Since s/he is using us for free help on this classwork, maybe s/he should, you know, ask us in person what we think of this assignment…

Sorry for wasting everyones time :slightly_frowning_face: This is my first time using this space, and I’m only a beginner so don’t worry I won’t be putting anymore stupid exercises up.

It’s not a wasting anyone’s time if you get something out of it – even if it is not what you initially wanted to hear.

Many of us around here have been working in the field for more time than we care to admit and I assume are here because, like me, they have reached a point in their career where they want to ‘put something back’. It’s certainly a resource I wish I’d had at your age.

I only got a little piqued because you came back all guns blazing and sounding pissed off because you weren’t getting the help in exactly the way you wanted it given instead of engaging in a dialogue. I am more than happy to do this, but not when I get barked at for doing so. Anyway, let’s draw a line under that.

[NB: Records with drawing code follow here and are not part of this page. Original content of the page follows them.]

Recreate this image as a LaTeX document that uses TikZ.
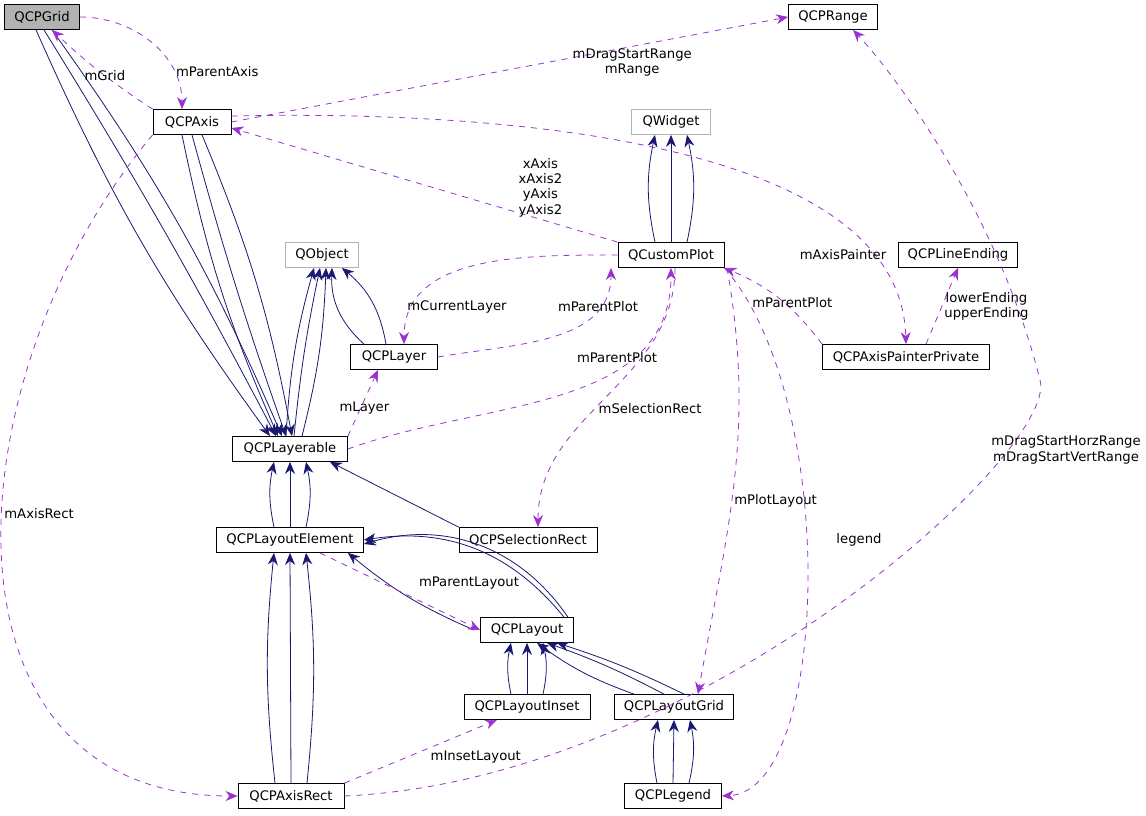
\documentclass[tikz,border=0pt]{standalone}
\usepackage{fontspec}
\setmainfont{DejaVu Sans}
\usetikzlibrary{arrows.meta}
\definecolor{inh}{HTML}{191970}
\definecolor{use}{HTML}{9A32CD}
\begin{document}
\begin{tikzpicture}[x=0.5pt, y=-0.5pt,
    cls/.style={draw, fill=white, inner sep=0pt, minimum height=12.5pt, font=\fontsize{6.6}{7.6}\selectfont},
    ext/.style={cls, draw=gray!60},
    isa/.style={draw=inh, -{Stealth[length=6pt,width=5pt]}},
    has/.style={draw=use, dashed, -{Stealth[length=6pt,width=5pt]}},
    lbl/.style={font=\fontsize{6.6}{7.6}\selectfont, align=center, inner sep=1pt}]
    \useasboundingbox (0,0) rectangle (1146,815);

    % 1. Classes
    \node[cls, fill=gray!60, minimum width=37.5pt] (grid) at (42,17) {QCPGrid};
    \node[cls, minimum width=44.5pt] (range) at (833,17) {QCPRange};
    \node[cls, minimum width=39pt] (axis) at (192,122) {QCPAxis};
    \node[ext, minimum width=39.5pt] (widget) at (671,122) {QWidget};
    \node[ext, minimum width=36.5pt] (object) at (322,255) {QObject};
    \node[cls, minimum width=53pt] (plot) at (671,255) {QCustomPlot};
    \node[cls, minimum width=59.5pt] (ending) at (958,255) {QCPLineEnding};
    \node[cls, minimum width=43.5pt] (layer) at (394,357) {QCPLayer};
    \node[cls, minimum width=83.5pt] (painter) at (906,357) {QCPAxisPainterPrivate};
    \node[cls, minimum width=57.5pt] (layerable) at (290,449) {QCPLayerable};
    \node[cls, minimum width=73.5pt] (element) at (290,540) {QCPLayoutElement};
    \node[cls, minimum width=69pt] (selrect) at (528,540) {QCPSelectionRect};
    \node[cls, minimum width=46.5pt] (layout) at (527,630) {QCPLayout};
    \node[cls, minimum width=63pt] (inset) at (527,707) {QCPLayoutInset};
    \node[cls, minimum width=59.5pt] (lgrid) at (674,707) {QCPLayoutGrid};
    \node[cls, minimum width=53pt] (axisrect) at (291,796) {QCPAxisRect};
    \node[cls, minimum width=48.5pt] (legend) at (673,796) {QCPLegend};

    % 2. Inheritance
    \draw[isa] ([xshift=-3pt]grid.south) to[bend right=6] ([xshift=-10pt]layerable.north);
    \draw[isa] ([xshift=1pt]grid.south) to[bend left=2] ([xshift=-7pt]layerable.north);
    \draw[isa] ([xshift=5pt]grid.south) to[bend left=6] ([xshift=-4pt]layerable.north);
    \draw[isa] ([xshift=-5pt]axis.south) to[bend right=6] ([xshift=-6pt]layerable.north);
    \draw[isa] (axis.south) to[bend right=2] ([xshift=-2pt]layerable.north);
    \draw[isa] ([xshift=5pt]axis.south) to[bend left=6] ([xshift=1pt]layerable.north);
    \draw[isa] ([xshift=-2pt]layerable.north) to[bend left=6] ([xshift=-4pt]object.south);
    \draw[isa] ([xshift=2pt]layerable.north) to[bend left=3] ([xshift=-1pt]object.south);
    \draw[isa] ([xshift=6pt]layerable.north) to[bend right=6] ([xshift=2pt]object.south);
    \draw[isa] ([xshift=-15pt]layer.north) to[bend left=25] ([xshift=5pt]object.south);
    \draw[isa] ([xshift=-4pt]layer.north) to[bend right=20] ([xshift=10pt]object.south);
    \draw[isa] ([xshift=-8pt]plot.north) to[bend left=12] ([xshift=-8pt]widget.south);
    \draw[isa] (plot.north) -- (widget.south);
    \draw[isa] ([xshift=8pt]plot.north) to[bend right=12] ([xshift=8pt]widget.south);
    \draw[isa] ([xshift=-8pt]element.north) to[bend left=12] ([xshift=-8pt]layerable.south);
    \draw[isa] (element.north) -- (layerable.south);
    \draw[isa] ([xshift=8pt]element.north) to[bend right=12] ([xshift=8pt]layerable.south);
    \draw[isa] (selrect.north west) -- ([xshift=20pt]layerable.south);
    \draw[isa] ([xshift=-3pt]layout.west) to[bend left=8] ([xshift=-8pt]element.south east);
    \draw[isa] ([xshift=-5pt]layout.north east) to[bend right=30] (element.east);
    \draw[isa] ([xshift=-3pt]layout.north east) to[bend right=36] ([yshift=-2pt]element.east);
    \draw[isa] ([xshift=-8pt]axisrect.north) to[bend left=6] ([xshift=-8pt]element.south);
    \draw[isa] (axisrect.north) -- (element.south);
    \draw[isa] ([xshift=8pt]axisrect.north) to[bend right=6] ([xshift=8pt]element.south);
    \draw[isa] ([xshift=-8pt]inset.north) to[bend left=12] ([xshift=-8pt]layout.south);
    \draw[isa] (inset.north) -- (layout.south);
    \draw[isa] ([xshift=8pt]inset.north) to[bend right=12] ([xshift=8pt]layout.south);
    \draw[isa] ([xshift=-20pt]lgrid.north) to[bend left=8] ([xshift=5pt]layout.south);
    \draw[isa] ([xshift=-5pt]lgrid.north) to[bend right=4] ([xshift=10pt]layout.south);
    \draw[isa] ([xshift=5pt]lgrid.north) to[bend right=4] ([xshift=15pt]layout.south);
    \draw[isa] ([xshift=-8pt]legend.north) to[bend left=12] ([xshift=-8pt]lgrid.south);
    \draw[isa] (legend.north) -- (lgrid.south);
    \draw[isa] ([xshift=8pt]legend.north) to[bend right=12] ([xshift=8pt]lgrid.south);

    % 3. Usage
    \draw[has] (axis.north west) to[bend left=5] node[lbl, pos=0.45] {mGrid} ([xshift=5pt]grid.south);
    \draw[has] (grid.east) to[out=0, in=90] node[lbl, pos=0.75, right] {mParentAxis} ([xshift=-5pt]axis.north);
    \draw[has] (axis.east) -- node[lbl, pos=0.72, below] {mDragStartRange\\mRange} (range.west);
    \draw[has] (plot.north west) -- node[lbl, pos=0.2, above] {xAxis\\xAxis2\\yAxis\\yAxis2} ([yshift=-3pt]axis.east);
    \draw[has] ([yshift=3pt]axis.east) .. controls (500,110) and (900,140) .. (painter.north);
    \node[lbl] at (843,255) {mAxisPainter};
    \draw[has] (axis.south west) to[out=230, in=180, looseness=1.2] node[lbl, pos=0.45, right] {mAxisRect} (axisrect.west);
    \draw[has] (plot.west) to[out=180, in=90] ([xshift=5pt]layer.north);
    \node[lbl] at (457,307) {mCurrentLayer};
    \draw[has] (layer.east) to[out=10, in=270] ([xshift=-30pt]plot.south);
    \node[lbl] at (598,307) {mParentPlot};
    \draw[has] (layerable.east) to[out=20, in=270] (plot.south);
    \node[lbl] at (617,358) {mParentPlot};
    \draw[has] (layerable.north east) -- node[lbl, pos=0.55, below] {mLayer} ([xshift=-8pt]layer.south);
    \draw[has] ([xshift=2pt]plot.south) to[out=270, in=90] node[lbl, pos=0.55, right] {mSelectionRect} ([xshift=5pt]selrect.north);
    \draw[has] ([xshift=28pt]plot.south) to[out=280, in=80] node[lbl, pos=0.55, right] {mPlotLayout} ([xshift=12pt]lgrid.north);
    \draw[has] (plot.south east) .. controls (840,400) and (830,790) .. (legend.east);
    \node[lbl] at (859,540) {legend};
    \draw[has] (painter.north west) to[bend right=15] node[lbl, pos=0.35, above] {mParentPlot} (plot.south east);
    \draw[has] ([xshift=10pt]painter.north) -- node[lbl, right] {lowerEnding\\upperEnding} (ending.south);
    \draw[has] ([xshift=15pt]element.south) -- (layout.west);
    \node[lbl] at (469,583) {mParentLayout};
    \draw[has] (axisrect.north east) -- node[lbl, pos=0.55, below right] {mInsetLayout} ([xshift=-15pt]inset.south);
    \draw[has] (axisrect.east) .. controls (700,780) and (1060,450) .. (1040,380) .. controls (1000,220) and (900,80) .. ([xshift=10pt]range.south);
    \node[lbl] at (1066,450) {mDragStartHorzRange\\mDragStartVertRange};
\end{tikzpicture}
\end{document}
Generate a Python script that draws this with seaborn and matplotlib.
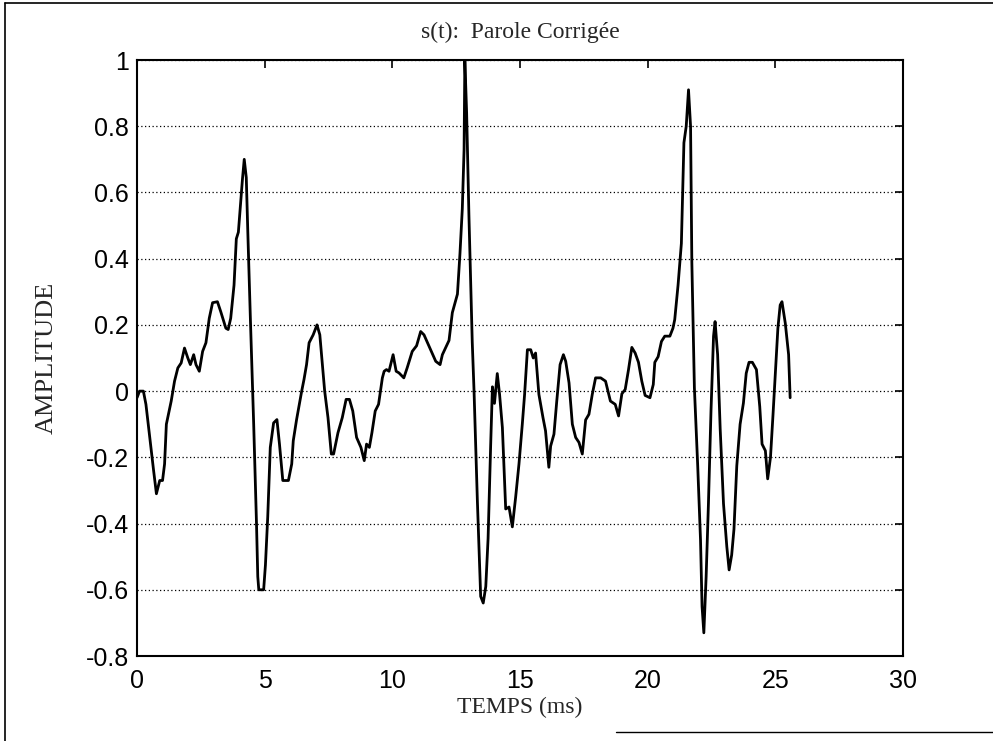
import numpy as np
import pandas as pd
import matplotlib
matplotlib.use("Agg")
import matplotlib.pyplot as plt
import seaborn as sns
from matplotlib.ticker import FuncFormatter

# ---- data ----
temps_ms = [
    0.0, 0.1, 0.25, 0.35, 0.5, 0.65, 0.76, 0.89, 1.0, 1.08,
    1.15, 1.34, 1.47, 1.6, 1.73, 1.86, 1.99, 2.09, 2.22, 2.31,
    2.44, 2.57, 2.70, 2.83, 2.96, 3.15, 3.28, 3.48, 3.57, 3.67,
    3.80, 3.89, 3.97, 4.06, 4.13, 4.2, 4.28, 4.34, 4.44, 4.53,
    4.57, 4.68, 4.73, 4.77, 4.96, 5.03, 5.12, 5.22, 5.35, 5.48,
    5.58, 5.71, 5.93, 6.06, 6.12, 6.25, 6.45, 6.54, 6.64, 6.74,
    6.9, 7.05, 7.16, 7.26, 7.35, 7.48, 7.61, 7.70, 7.87, 8.04,
    8.19, 8.32, 8.45, 8.6, 8.77, 8.9, 8.99, 9.1, 9.2, 9.33,
    9.46, 9.61, 9.68, 9.77, 9.87, 10.03, 10.15, 10.26, 10.45, 10.58,
    10.78, 10.95, 11.11, 11.24, 11.5, 11.7, 11.87, 11.96, 12.22, 12.35,
    12.55, 12.65, 12.74, 12.81, 12.84, 12.91, 13.0, 13.13, 13.2, 13.33,
    13.46, 13.56, 13.66, 13.75, 13.85, 13.92, 14.0, 14.11, 14.2, 14.31,
    14.44, 14.57, 14.7, 14.83, 14.96, 15.09, 15.18, 15.29, 15.42, 15.52,
    15.61, 15.74, 15.9, 16.0, 16.13, 16.2, 16.33, 16.44, 16.57, 16.7,
    16.79, 16.92, 17.05, 17.18, 17.31, 17.44, 17.57, 17.7, 17.83, 17.96,
    18.16, 18.35, 18.54, 18.73, 18.86, 18.99, 19.12, 19.25, 19.38, 19.51,
    19.64, 19.77, 19.9, 20.09, 20.22, 20.28, 20.41, 20.54, 20.67, 20.87,
    20.99, 21.06, 21.19, 21.32, 21.42, 21.51, 21.6, 21.68, 21.73, 21.83,
    21.96, 22.07, 22.13, 22.2, 22.29, 22.38, 22.48, 22.58, 22.64, 22.74,
    22.84, 22.97, 23.1, 23.19, 23.29, 23.38, 23.49, 23.62, 23.75, 23.86,
    23.97, 24.1, 24.26, 24.39, 24.48, 24.61, 24.7, 24.81, 24.91, 25.0,
    25.1, 25.19, 25.26, 25.39, 25.52, 25.58,
]
amplitude = [
    -0.02, 0.0, 0.0, -0.04, -0.14, -0.24, -0.31, -0.27, -0.27, -0.22,
    -0.10, -0.03, 0.03, 0.07, 0.085, 0.13, 0.10, 0.08, 0.11, 0.08,
    0.06, 0.12, 0.146, 0.22, 0.267, 0.27, 0.24, 0.19, 0.186, 0.22,
    0.32, 0.46, 0.48, 0.57, 0.64, 0.70, 0.645, 0.48, 0.22, 0.0,
    -0.10, -0.40, -0.56, -0.60, -0.60, -0.525, -0.38, -0.17, -0.096, -0.086,
    -0.16, -0.27, -0.27, -0.22, -0.15, -0.086, 0.0, 0.035, 0.08, 0.146,
    0.17, 0.20, 0.17, 0.08, 0.0, -0.08, -0.19, -0.19, -0.126, -0.08,
    -0.025, -0.025, -0.06, -0.14, -0.17, -0.21, -0.16, -0.17, -0.126, -0.06,
    -0.04, 0.04, 0.06, 0.065, 0.06, 0.11, 0.06, 0.055, 0.04, 0.07,
    0.12, 0.137, 0.18, 0.17, 0.125, 0.09, 0.08, 0.11, 0.153, 0.237,
    0.293, 0.417, 0.55, 0.73, 1.0, 0.84, 0.53, 0.148, 0.0, -0.33,
    -0.62, -0.64, -0.59, -0.445, -0.166, 0.013, -0.037, 0.053, -0.01, -0.11,
    -0.356, -0.35, -0.41, -0.32, -0.22, -0.10, -0.01, 0.125, 0.125, 0.10,
    0.115, -0.01, -0.08, -0.12, -0.23, -0.166, -0.13, -0.03, 0.08, 0.11,
    0.09, 0.025, -0.10, -0.14, -0.155, -0.19, -0.087, -0.07, -0.01, 0.04,
    0.04, 0.03, -0.03, -0.04, -0.075, -0.008, 0.005, 0.065, 0.132, 0.115,
    0.087, 0.03, -0.013, -0.02, 0.02, 0.087, 0.104, 0.15, 0.166, 0.166,
    0.19, 0.216, 0.32, 0.446, 0.75, 0.80, 0.91, 0.80, 0.39, 0.01,
    -0.226, -0.45, -0.65, -0.73, -0.56, -0.34, -0.06, 0.166, 0.21, 0.11,
    -0.114, -0.34, -0.47, -0.54, -0.495, -0.417, -0.226, -0.10, -0.036, 0.054,
    0.087, 0.087, 0.065, -0.047, -0.16, -0.18, -0.265, -0.2, -0.07, 0.054,
    0.19, 0.26, 0.27, 0.205, 0.11, -0.02,
]
x_ticks = [0, 5, 10, 15, 20, 25, 30]
y_ticks = [-0.8, -0.6, -0.4, -0.2, 0, 0.2, 0.4, 0.6, 0.8, 1]
title_text = "s(t):  Parole Corrigée"
x_label = "TEMPS (ms)"
y_label = "AMPLITUDE"

n = min(len(temps_ms), len(amplitude))
df = pd.DataFrame({"t": temps_ms[:n], "a": amplitude[:n]})

sns.set_theme(style="white")
plt.rcParams["font.family"] = ["Liberation Sans", "DejaVu Sans"]
serif = ["Liberation Serif", "DejaVu Serif"]

fig = plt.figure(figsize=(9.93, 7.41), dpi=100)
ax = fig.add_axes([137 / 993, 1 - 656 / 741, (903 - 137) / 993, (656 - 60) / 741])

sns.lineplot(data=df, x="t", y="a", ax=ax, sort=False, estimator=None,
             color="black", linewidth=2.0)

ax.set_xlim(0, 30)
ax.set_ylim(-0.8, 1.0)
ax.set_xticks(x_ticks)
ax.set_yticks(y_ticks)
fmt = FuncFormatter(lambda v, p: f"{v:g}")
ax.xaxis.set_major_formatter(fmt)
ax.yaxis.set_major_formatter(fmt)
ax.tick_params(axis="both", direction="in", length=6, width=1.2, colors="black",
               labelsize=18, top=True, right=True)
ax.tick_params(axis="x", pad=9)
ax.tick_params(axis="y", pad=6)

ax.yaxis.grid(True, color="black", linestyle=(0, (1, 2)), linewidth=0.9)
ax.xaxis.grid(False)
for s in ax.spines.values():
    s.set_color("black")
    s.set_linewidth(1.5)

ax.set_title(title_text, family=serif, fontsize=17, pad=16)
ax.set_xlabel(x_label, family=serif, fontsize=17, labelpad=3)
ax.set_ylabel(y_label, family=serif, fontsize=19, labelpad=20)

# scan frame around the figure
fig.add_artist(plt.Line2D([0.005, 1.0], [0.996, 0.996], color="black", lw=1.2,
                          transform=fig.transFigure))
fig.add_artist(plt.Line2D([0.005, 0.005], [0.0, 0.996], color="black", lw=1.2,
                          transform=fig.transFigure))
fig.add_artist(plt.Line2D([0.62, 1.0], [0.012, 0.012], color="black", lw=1.0,
                          transform=fig.transFigure))

fig.savefig("out.png", dpi=100)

Do stick around – and never stop asking for help. It’s a good community with lots of very knowledgable people. Even for those of us who are ‘seasoned’ it is always good to get other professionals’ take on things. None of us ever know everything.

You can post anything you like here in the student forum.
Members should check the header before going off. I’m just as guilty of this as the next person.

Anon, we’ve been getting these kind of assessment posts for 3 years now, starting with a bunch of IKEA junk then changing to Vegemite. It’s wearing a little thin that this instructor thinks we can teach their class for them. You should be doing your critiques in class where you can give and take critique in real time, just like you would in a real job. Asking a bunch of strangers some really off the mark questions regarding an assignment we know nothing about is bad form on your instructors part. You are just caught in the middle.

Stick around, read up, give, and take. Learn to roll with criticism without anger (IOW, watch those caplocks) and if you disagree, feel free to argue your point. We like dialogue.